Demikian juga banyak hadis yang menunjukkan bahwa jika seseorang meninggal dunia maka terputuslah amalannya kecuali tidak perkara ilmu yang bermanfaat, anak saleh yang mendoakannya, atau sedekah jariah. Dan seorang mayit di dalam kuburannya tidak memiliki madarat dan manfaat bagi dirinya. Oleh karena itu, orang yang demikian kondisinya, maka ia sudah pasti tidak memiliki madarat dan manfaat bagi orang lain.

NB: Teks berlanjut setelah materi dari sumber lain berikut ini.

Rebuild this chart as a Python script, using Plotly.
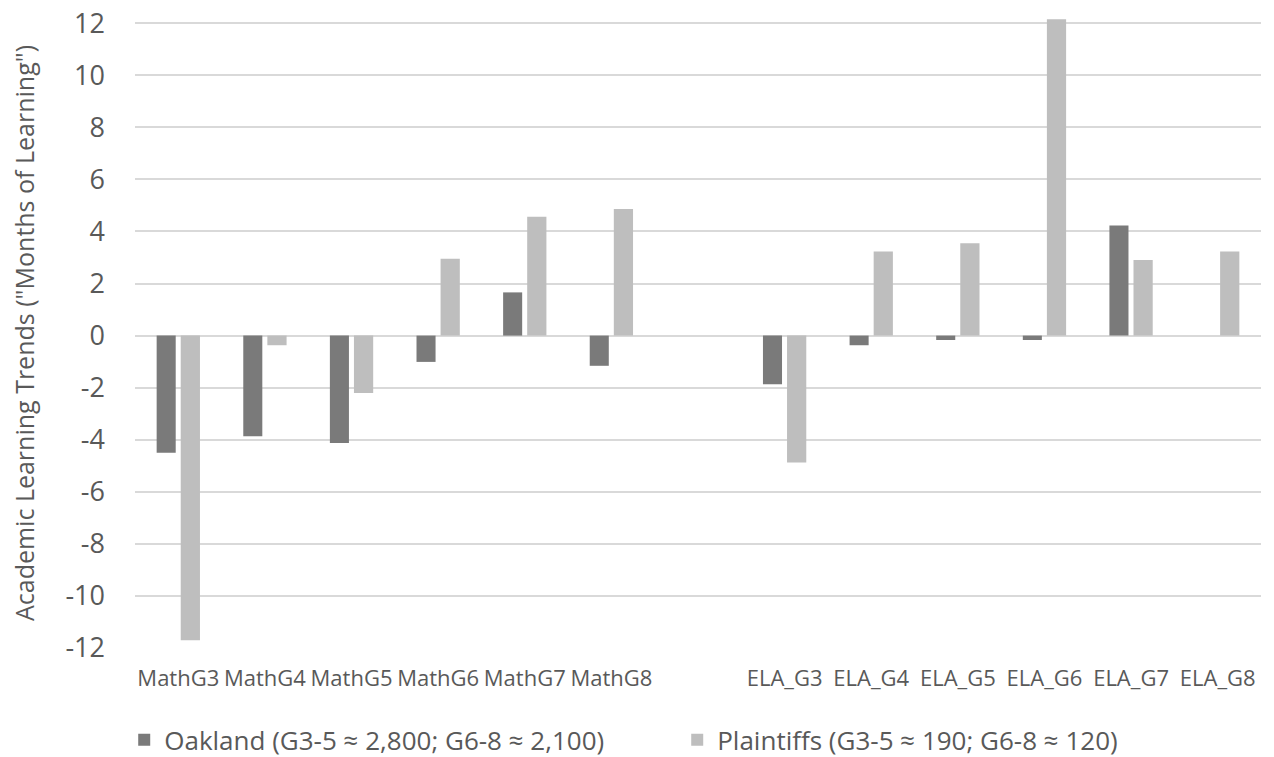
import plotly.graph_objects as go

categories = ["MathG3", "MathG4", "MathG5", "MathG6", "MathG7", "MathG8", " ",
              "ELA_G3", "ELA_G4", "ELA_G5", "ELA_G6", "ELA_G7", "ELA_G8"]
oakland = [-4.5, -3.87, -4.13, -1.01, 1.66, -1.16, None,
           -1.87, -0.37, -0.17, -0.17, 4.23, None]
plaintiffs = [-11.7, -0.37, -2.2, 2.95, 4.57, 4.86, None,
              -4.87, 3.23, 3.55, 12.15, 2.9, 3.23]
y_ticks = [-12, -10, -8, -6, -4, -2, 0, 2, 4, 6, 8, 10, 12]

name_oak = "Oakland (G3-5 ≈ 2,800; G6-8 ≈ 2,100)"
name_pl = "Plaintiffs (G3-5 ≈ 190; G6-8 ≈ 120)"

FONT = "Open Sans"
TXT = "#595959"

fig = go.Figure()
fig.add_trace(go.Bar(x=categories, y=oakland, name=name_oak,
                     marker=dict(color="#7A7A7A", line=dict(width=0)),
                     offset=-0.25, width=0.22))
fig.add_trace(go.Bar(x=categories, y=plaintiffs, name=name_pl,
                     marker=dict(color="#BEBEBE", line=dict(width=0)),
                     offset=0.028, width=0.222))

fig.update_layout(
    width=1274, height=757,
    paper_bgcolor="white", plot_bgcolor="white",
    margin=dict(l=135, r=13, t=18, b=109, autoexpand=False),
    barmode="overlay",
    font=dict(family=FONT, color=TXT),
    showlegend=True,
    legend=dict(orientation="h", xref="container", yref="container",
                x=0.0975, xanchor="left", y=0.0225, yanchor="middle",
                font=dict(size=26, color=TXT), entrywidth=508,
                itemwidth=30, traceorder="normal"),
)
fig.update_xaxes(type="category", categoryorder="array", categoryarray=categories,
                 tickangle=0, tickfont=dict(size=22, color=TXT),
                 showgrid=False, showline=False, zeroline=False, ticks="",
                 ticklabelstandoff=15)
fig.update_yaxes(range=[-12, 12.2], tickvals=y_ticks,
                 ticktext=[str(v) for v in y_ticks],
                 tickfont=dict(size=27, color=TXT),
                 showgrid=True, gridcolor="#D9D9D9", gridwidth=1.5,
                 zeroline=True, zerolinecolor="#D9D9D9", zerolinewidth=1.5,
                 showline=False, ticks="", ticklabelstandoff=29,
                 title=dict(text='Academic Learning Trends ("Months of Learning")',
                            font=dict(size=25, color=TXT), standoff=23))

fig.write_html("out.html", config={"displayModeBar": False},
               post_script="document.body.style.margin='0';")
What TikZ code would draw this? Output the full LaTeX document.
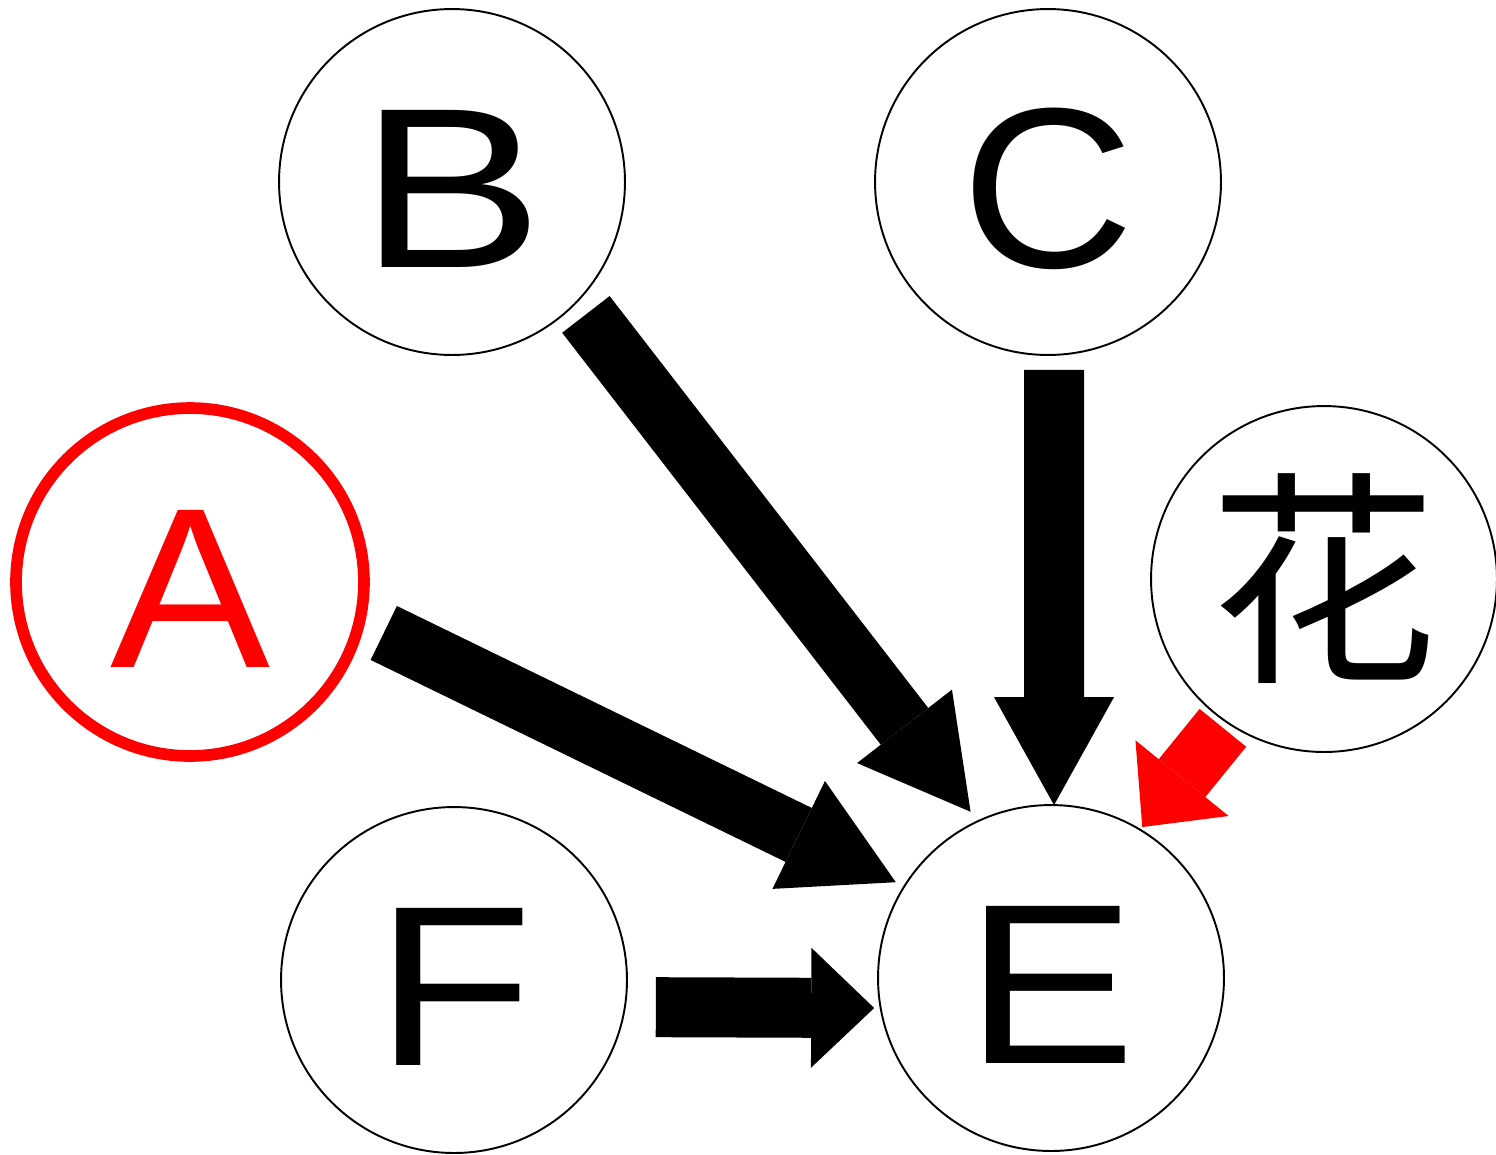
\documentclass[tikz,border=0pt]{standalone}
\usepackage{fontspec}
\usepackage{graphicx}
\setmainfont{Liberation Sans}
\newfontfamily\cjkfont{Noto Sans CJK SC}
\usetikzlibrary{arrows.meta}

\tikzset{
  vertex/.style={circle, draw, line width=1.1pt, minimum size=6.92cm, inner sep=0pt, outer sep=0pt, font=\fontsize{130}{130}\selectfont},
  letter/.style={vertex, text height=97pt, text depth=0pt},
  longhead/.style={line width=1.2cm, -{Triangle[length=2.16cm, width=2.4cm, line width=0pt]}},
  shorthead/.style={line width=1.2cm, -{Triangle[length=1.26cm, width=2.4cm, line width=0pt]}}
}

\begin{document}
\begin{tikzpicture}[x=0.02cm, y=-0.02cm]
            \useasboundingbox (0,0) rectangle (1496,1154);

            %nodes
            \node[letter, draw=red, text=red, line width=0.234cm, minimum size=6.96cm] (a) at (190, 582) {\scalebox{1.05}[1]{A}};
            \node[letter] (b) at (452, 182) {\scalebox{1.21}[1]{B}};
            \node[letter] (c) at (1048, 182) {\scalebox{1.05}[1]{C}};
            \node[vertex] (hua) at (1324, 579) {\cjkfont 花};
            \node[letter] (f) at (454, 980) {\scalebox{1.13}[1]{F}};
            \node[letter] (e) at (1051, 978) {\scalebox{1.12}[1]{E}};

            %edges
            \draw[longhead, shorten <=0.31cm, shorten >=0.24cm] (b.-44) -- (e.115);
            \draw[longhead, shorten <=0.30cm] (c.-88.3) -- (e.89.3);
            \draw[longhead, shorten <=0.54cm, shorten >=0.19cm] (a.-13) -- (e.148.4);
            \draw[shorthead, shorten <=0.62cm, shorten >=0.13cm] (f.-9.3) -- (e.190);
            \draw[shorthead, red, shorten <=0.14cm, shorten >=0.07cm] (hua.-124) -- (e.59.2);
        \end{tikzpicture}
\end{document}
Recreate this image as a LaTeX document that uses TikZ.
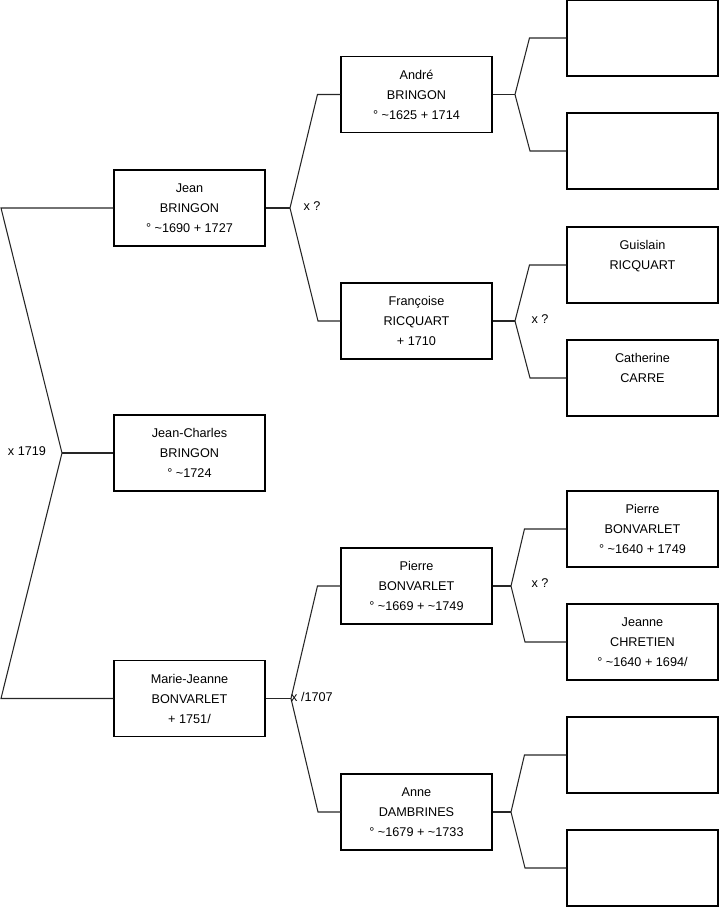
\documentclass[tikz,border=0pt]{standalone}
\usepackage{fontspec}
\setmainfont{Liberation Sans}
\usetikzlibrary{positioning}
\tikzset{
    person/.style={draw, line width=0.8pt, minimum width=113.25pt, minimum height=57pt,
        align=center, font=\fontsize{9.5}{15}\selectfont, inner sep=0pt},
    link/.style={line width=0.8pt, black!85},
    union/.style={font=\fontsize{9.5}{12}\selectfont, inner sep=0pt}
}
\begin{document}
\begin{tikzpicture}[x=0.75pt, y=-0.75pt]
    \useasboundingbox (0,0) rectangle (719,908);

    % Children generation
    \node[person] (jean) at (189.5,208) {Jean\\BRINGON\\° \textasciitilde1690 + 1727};
    \node[person] (jeanCharles) at (189.5,453) {Jean-Charles\\BRINGON\\° \textasciitilde1724};
    \node[person] (marieJeanne) at (189.5,698.5) {Marie-Jeanne\\BONVARLET\\+ 1751/};

    % Parents
    \node[person] (andre) at (416.5,94.5) {André\\BRINGON\\° \textasciitilde1625 + 1714};
    \node[person] (francoise) at (416.5,321) {Françoise\\RICQUART\\+ 1710};
    \node[person] (pierre) at (416.5,586) {Pierre\\BONVARLET\\° \textasciitilde1669 + \textasciitilde1749};
    \node[person] (anne) at (416.5,812) {Anne\\DAMBRINES\\° \textasciitilde1679 + \textasciitilde1733};

    % Grandparents
    \node[person] (gp1) at (642.5,38) {};
    \node[person] (gp2) at (642.5,151) {};
    \node[person] (gp3) at (642.5,265) {Guislain\\RICQUART\\\mbox{}};
    \node[person] (gp4) at (642.5,378) {Catherine\\CARRE\\\mbox{}};
    \node[person] (gp5) at (642.5,529) {Pierre\\BONVARLET\\° \textasciitilde1640 + 1749};
    \node[person] (gp6) at (642.5,642) {Jeanne\\CHRETIEN\\° \textasciitilde1640 + 1694/};
    \node[person] (gp7) at (642.5,755) {};
    \node[person] (gp8) at (642.5,868) {};

    % Fork points
    \coordinate (top0) at (1,208);
    \coordinate (fork0) at (62,453);
    \coordinate (bot0) at (1,698.5);
    \coordinate (fork1) at (290,208);
    \coordinate (fork2) at (291,698.5);
    \coordinate (fork3) at (515,94.5);
    \coordinate (fork4) at (515,321);
    \coordinate (fork5) at (511,586);
    \coordinate (fork6) at (511,812);

    % Union of Jean and Marie-Jeanne
    \draw[link] (jean.west) -- (top0) -- (fork0) -- (bot0) -- (marieJeanne.west);
    \draw[link] (fork0) -- (jeanCharles.west);
    \node[union] (u0) at (27,451) {x 1719};

    % Jean's parents
    \draw[link] (jean.east) -- (fork1);
    \draw[link] (andre.west) -- ++(-23,0) -- (fork1) -- (318,321) -- (francoise.west);
    \node[union] (u1) at (312,206) {x ?};

    % Marie-Jeanne's parents
    \draw[link] (marieJeanne.east) -- (fork2);
    \draw[link] (pierre.west) -- ++(-23,0) -- (fork2) -- (318,812) -- (anne.west);
    \node[union] (u2) at (312,697) {x /1707};

    % Grandparents
    \draw[link] (andre.east) -- (fork3);
    \draw[link] (gp1.west) -- ++(-37,0) -- (fork3) -- (530,151) -- (gp2.west);
    \draw[link] (francoise.east) -- (fork4);
    \draw[link] (gp3.west) -- ++(-37,0) -- (fork4) -- (530,378) -- (gp4.west);
    \node[union] (u3) at (540,319) {x ?};
    \draw[link] (pierre.east) -- (fork5);
    \draw[link] (gp5.west) -- ++(-42,0) -- (fork5) -- (525,642) -- (gp6.west);
    \node[union] (u4) at (540,583) {x ?};
    \draw[link] (anne.east) -- (fork6);
    \draw[link] (gp7.west) -- ++(-42,0) -- (fork6) -- (525,868) -- (gp8.west);

\end{tikzpicture}
\end{document}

Dan tidak boleh meminta dipenuhi kebutuhan melainkan dari Allah semata di dalam perkara yang tidak akan mampu dilakukan melainkan oleh Allah saja. Meminta semua itu kepada orang-orang yang telah meninggal dunia merupakan perbuatan syirik besar.

Dan barangsiapa meyakini selain itu maka ia telah kafir dengan kekafiran besar yang dapat mengeluarkannya dari agama semoga Allah melindungi kita karena ia telah mengingkari dalil-dalil yang jelas dari al-Quran dan Sunnah Nabi shallallahu ‘alaihi wa sallam mengenai hal itu.

Ia wajib bertobat dari semua itu dengan tobat nasuha, dan bertekad untuk tidak akan mengulangi lagi perbuatan buruk tersebut. Ia juga harus mengikuti perbuatan salaf saleh dari kalangan Ahlusunah Waljamaah agar dapat mendapatkan rida Allah dan surga-Nya, serta selamat dari siksa-Nya.

Wabillahittaufiq, wa Shallallahu `ala Nabiyyina Muhammad wa Alihi wa Shahbihi wa Sallam.